There is a high quotient of logic in this position. But there is an equally high quotient on the other side. The Soviet Union, after all, never for a moment ceased to wage ideological warfare against the American "imperialists"; by failing to answer this warfare with our most formidable weapon-the truth-we were, along with everything else, practicing a form of unilateral disarmament in the political sphere.

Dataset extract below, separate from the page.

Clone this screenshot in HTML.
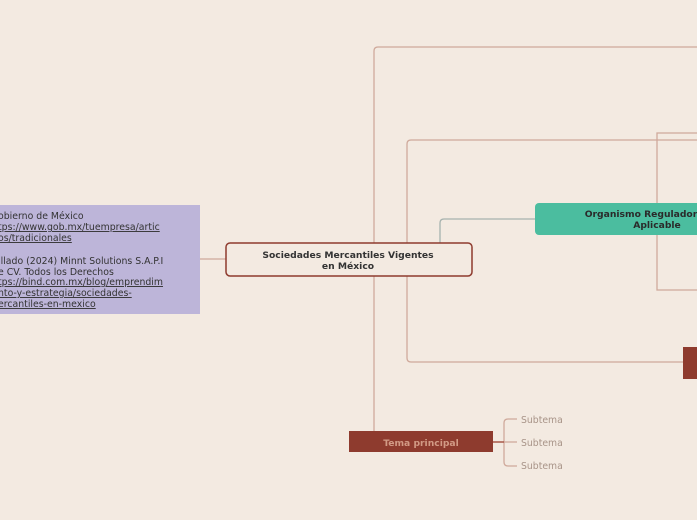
<!DOCTYPE html>
<html><head><meta charset="utf-8"><style>
html,body{margin:0;padding:0;width:697px;height:520px;overflow:hidden;background:#f3eae1;}
svg{display:block;font-family:"DejaVu Sans","Liberation Sans",sans-serif;}
</style></head><body>
<svg width="697" height="520" viewBox="0 0 697 520">
<rect width="697" height="520" fill="#f3eae1"/>
<g fill="none" stroke="#cfa99b" stroke-width="1.3">
<path d="M374 431 V51 Q374 47 378 47 H697"/>
<path d="M407 243 V144 Q407 140 411 140 H697"/>
<path d="M407 276 V358 Q407 362 411 362 H683"/>
<path d="M657 205 V133 H697"/>
<path d="M657 235 V290 H697"/>
<path d="M200 259 H226"/>
</g>
<path d="M440 243 V223 Q440 219 444 219 H535" fill="none" stroke="#a6b2ae" stroke-width="1.3"/>
<g fill="none" stroke="#cfa99b" stroke-width="1.3">
<path d="M517 419 H508 Q504 419 504 423 V462 Q504 466 508 466 H517"/>
<path d="M504 442 H517"/>
</g>
<path d="M493 442 H504" stroke="#a85848" stroke-width="1.5"/>
<rect x="0" y="205" width="200" height="109" fill="#bdb5d9"/>
<g font-size="9.35" fill="#333">
<text x="-2" y="219">obierno de México</text>
<text x="-2" y="230" text-decoration="underline">tps://www.gob.mx/tuempresa/artic</text>
<text x="-2" y="241" text-decoration="underline">os/tradicionales</text>
<text x="-2" y="264">illado (2024) Minnt Solutions S.A.P.I</text>
<text x="-2" y="275">e CV. Todos los Derechos</text>
<text x="-2" y="285" text-decoration="underline">tps://bind.com.mx/blog/emprendim</text>
<text x="-2" y="296" text-decoration="underline">nto-y-estrategia/sociedades-</text>
<text x="-2" y="307" text-decoration="underline">ercantiles-en-mexico</text>
</g>
<rect x="226" y="243" width="246" height="33" rx="4" fill="#f3eae1" stroke="#8e3b2e" stroke-width="1.5"/>
<g font-size="9.2" font-weight="bold" fill="#333" text-anchor="middle">
<text x="348" y="258">Sociedades Mercantiles Vigentes</text>
<text x="348" y="269">en México</text>
</g>
<rect x="535" y="203" width="175" height="32" rx="4" fill="#4bbd9f"/>
<g font-size="9.2" font-weight="bold" fill="#2a2a2a" text-anchor="middle">
<text x="641" y="217">Organismo Regulador</text>
<text x="657" y="228">Aplicable</text>
</g>
<rect x="683" y="347" width="14" height="32" fill="#8e3b2e"/>
<rect x="349" y="431" width="144" height="21" fill="#8e3b2e"/>
<text x="421" y="446" font-size="9.2" font-weight="bold" fill="#d29a85" text-anchor="middle">Tema principal</text>
<g font-size="9.3" fill="#a89488">
<text x="521" y="423">Subtema</text>
<text x="521" y="446">Subtema</text>
<text x="521" y="469">Subtema</text>
</g>
</svg>
</body></html>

More than anything else, this was the sum and substance of the neoconservative critique of detente. There were truths about the Soviet Union, and about the United States, that desperately needed to be told if there were to be any chance of curing our country of its weaknesses or putting into practice a morally honest and aggressive stance. In this sense, neoconservatism unquestionably paved the way for the more robust American policy-a policy of deeds, not merely of "rhetoric"- that followed in the 1980's and that contributed mightily to genuinely transcending the cold war by winning it.
Needless to say, Kissinger applauds that policy, finally put into place by Ronald Reagan four years after he himself had left office. Indeed, he claims to have prepared the ground for it. In this, finally, even a critic of his policies has to acknowledge that he is in a basic sense right. Under his stewardship, the country survived a perilous period to fight another day. American foreign policy may have been a shambles when Ford left office in 1976, and things were to get even worse under Carter over the next four years, but in recalling the frightening downward spiral of the 1970's one cannot simply point a finger of blame at Henry Kissinger, an astonishingly brilliant and agile American diplomat who, whatever his misconceptions and mistakes along the way, engaged in a desperate struggle to right the ship of state as it was foundering upon the rocks.
In reconstructing his own very large part in this long saga in a spirit of both critical and self-critical inquiry, and in extensive and endlessly fascinating detail, he has given us in this volume, as in the previous two, the benefit of his undeniable lucidity and wisdom as well as one of the most majestically intelligent books about statecraft to have been written in this century.